### PROBLEM
Restate the data below word for word. Skip any images it contains.

### SUPPLIED MATERIAL
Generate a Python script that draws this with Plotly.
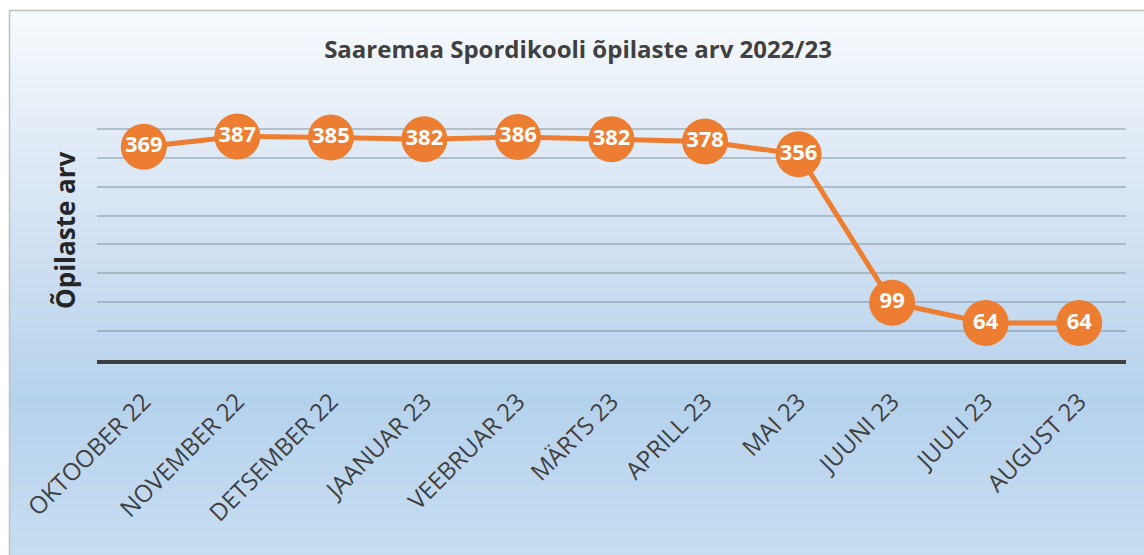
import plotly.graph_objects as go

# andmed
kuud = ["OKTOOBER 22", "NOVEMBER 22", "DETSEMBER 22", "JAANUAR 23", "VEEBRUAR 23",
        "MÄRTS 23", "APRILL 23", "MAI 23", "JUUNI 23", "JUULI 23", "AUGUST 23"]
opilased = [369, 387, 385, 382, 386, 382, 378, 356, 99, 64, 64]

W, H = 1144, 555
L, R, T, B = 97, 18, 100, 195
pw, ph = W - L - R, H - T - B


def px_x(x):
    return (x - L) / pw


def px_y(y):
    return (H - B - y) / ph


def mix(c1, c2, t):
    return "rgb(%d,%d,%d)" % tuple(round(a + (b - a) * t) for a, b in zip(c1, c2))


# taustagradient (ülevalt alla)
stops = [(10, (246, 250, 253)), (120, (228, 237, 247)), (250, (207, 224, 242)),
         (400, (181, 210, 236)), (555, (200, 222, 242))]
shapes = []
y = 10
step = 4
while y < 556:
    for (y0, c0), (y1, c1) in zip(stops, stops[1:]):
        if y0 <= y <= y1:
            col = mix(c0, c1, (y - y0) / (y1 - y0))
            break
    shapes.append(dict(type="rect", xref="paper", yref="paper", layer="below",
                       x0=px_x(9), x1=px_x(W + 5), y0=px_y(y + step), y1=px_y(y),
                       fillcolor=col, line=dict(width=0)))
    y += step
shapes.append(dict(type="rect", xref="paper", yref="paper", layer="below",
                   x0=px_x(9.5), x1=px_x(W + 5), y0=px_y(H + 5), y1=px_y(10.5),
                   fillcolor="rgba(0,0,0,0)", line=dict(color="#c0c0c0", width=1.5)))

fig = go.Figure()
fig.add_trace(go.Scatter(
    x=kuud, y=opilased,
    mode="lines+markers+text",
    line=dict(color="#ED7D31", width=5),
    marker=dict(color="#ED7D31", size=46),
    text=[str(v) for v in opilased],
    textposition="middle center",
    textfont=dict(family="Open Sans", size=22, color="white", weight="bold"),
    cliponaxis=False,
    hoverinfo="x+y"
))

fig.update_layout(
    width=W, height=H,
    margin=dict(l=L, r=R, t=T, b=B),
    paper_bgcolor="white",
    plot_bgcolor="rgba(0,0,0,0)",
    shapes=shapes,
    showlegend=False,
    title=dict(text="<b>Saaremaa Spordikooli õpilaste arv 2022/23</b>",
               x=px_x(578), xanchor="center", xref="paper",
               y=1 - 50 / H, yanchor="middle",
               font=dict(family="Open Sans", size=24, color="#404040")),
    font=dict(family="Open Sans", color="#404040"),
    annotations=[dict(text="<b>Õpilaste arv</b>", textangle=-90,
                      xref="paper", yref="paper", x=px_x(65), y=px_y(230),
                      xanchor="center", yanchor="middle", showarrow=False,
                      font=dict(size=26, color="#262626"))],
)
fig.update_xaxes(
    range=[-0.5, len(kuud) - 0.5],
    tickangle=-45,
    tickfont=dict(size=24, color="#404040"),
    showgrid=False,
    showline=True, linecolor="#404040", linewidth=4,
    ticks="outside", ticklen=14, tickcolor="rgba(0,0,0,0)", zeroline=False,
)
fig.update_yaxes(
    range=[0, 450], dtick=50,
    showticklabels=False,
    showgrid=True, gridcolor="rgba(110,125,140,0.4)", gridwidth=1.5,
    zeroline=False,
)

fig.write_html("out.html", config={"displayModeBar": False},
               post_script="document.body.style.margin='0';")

### SOLUTION FOR THIS EXERCISE
Generate a Python script that draws this with Plotly.
import plotly.graph_objects as go

# andmed
kuud = ["OKTOOBER 22", "NOVEMBER 22", "DETSEMBER 22", "JAANUAR 23", "VEEBRUAR 23",
        "MÄRTS 23", "APRILL 23", "MAI 23", "JUUNI 23", "JUULI 23", "AUGUST 23"]
opilased = [369, 387, 385, 382, 386, 382, 378, 356, 99, 64, 64]

W, H = 1144, 555
L, R, T, B = 97, 18, 100, 195
pw, ph = W - L - R, H - T - B


def px_x(x):
    return (x - L) / pw


def px_y(y):
    return (H - B - y) / ph


def mix(c1, c2, t):
    return "rgb(%d,%d,%d)" % tuple(round(a + (b - a) * t) for a, b in zip(c1, c2))


# taustagradient (ülevalt alla)
stops = [(10, (246, 250, 253)), (120, (228, 237, 247)), (250, (207, 224, 242)),
         (400, (181, 210, 236)), (555, (200, 222, 242))]
shapes = []
y = 10
step = 4
while y < 556:
    for (y0, c0), (y1, c1) in zip(stops, stops[1:]):
        if y0 <= y <= y1:
            col = mix(c0, c1, (y - y0) / (y1 - y0))
            break
    shapes.append(dict(type="rect", xref="paper", yref="paper", layer="below",
                       x0=px_x(9), x1=px_x(W + 5), y0=px_y(y + step), y1=px_y(y),
                       fillcolor=col, line=dict(width=0)))
    y += step
shapes.append(dict(type="rect", xref="paper", yref="paper", layer="below",
                   x0=px_x(9.5), x1=px_x(W + 5), y0=px_y(H + 5), y1=px_y(10.5),
                   fillcolor="rgba(0,0,0,0)", line=dict(color="#c0c0c0", width=1.5)))

fig = go.Figure()
fig.add_trace(go.Scatter(
    x=kuud, y=opilased,
    mode="lines+markers+text",
    line=dict(color="#ED7D31", width=5),
    marker=dict(color="#ED7D31", size=46),
    text=[str(v) for v in opilased],
    textposition="middle center",
    textfont=dict(family="Open Sans", size=22, color="white", weight="bold"),
    cliponaxis=False,
    hoverinfo="x+y"
))

fig.update_layout(
    width=W, height=H,
    margin=dict(l=L, r=R, t=T, b=B),
    paper_bgcolor="white",
    plot_bgcolor="rgba(0,0,0,0)",
    shapes=shapes,
    showlegend=False,
    title=dict(text="<b>Saaremaa Spordikooli õpilaste arv 2022/23</b>",
               x=px_x(578), xanchor="center", xref="paper",
               y=1 - 50 / H, yanchor="middle",
               font=dict(family="Open Sans", size=24, color="#404040")),
    font=dict(family="Open Sans", color="#404040"),
    annotations=[dict(text="<b>Õpilaste arv</b>", textangle=-90,
                      xref="paper", yref="paper", x=px_x(65), y=px_y(230),
                      xanchor="center", yanchor="middle", showarrow=False,
                      font=dict(size=26, color="#262626"))],
)
fig.update_xaxes(
    range=[-0.5, len(kuud) - 0.5],
    tickangle=-45,
    tickfont=dict(size=24, color="#404040"),
    showgrid=False,
    showline=True, linecolor="#404040", linewidth=4,
    ticks="outside", ticklen=14, tickcolor="rgba(0,0,0,0)", zeroline=False,
)
fig.update_yaxes(
    range=[0, 450], dtick=50,
    showticklabels=False,
    showgrid=True, gridcolor="rgba(110,125,140,0.4)", gridwidth=1.5,
    zeroline=False,
)

fig.write_html("out.html", config={"displayModeBar": False},
               post_script="document.body.style.margin='0';")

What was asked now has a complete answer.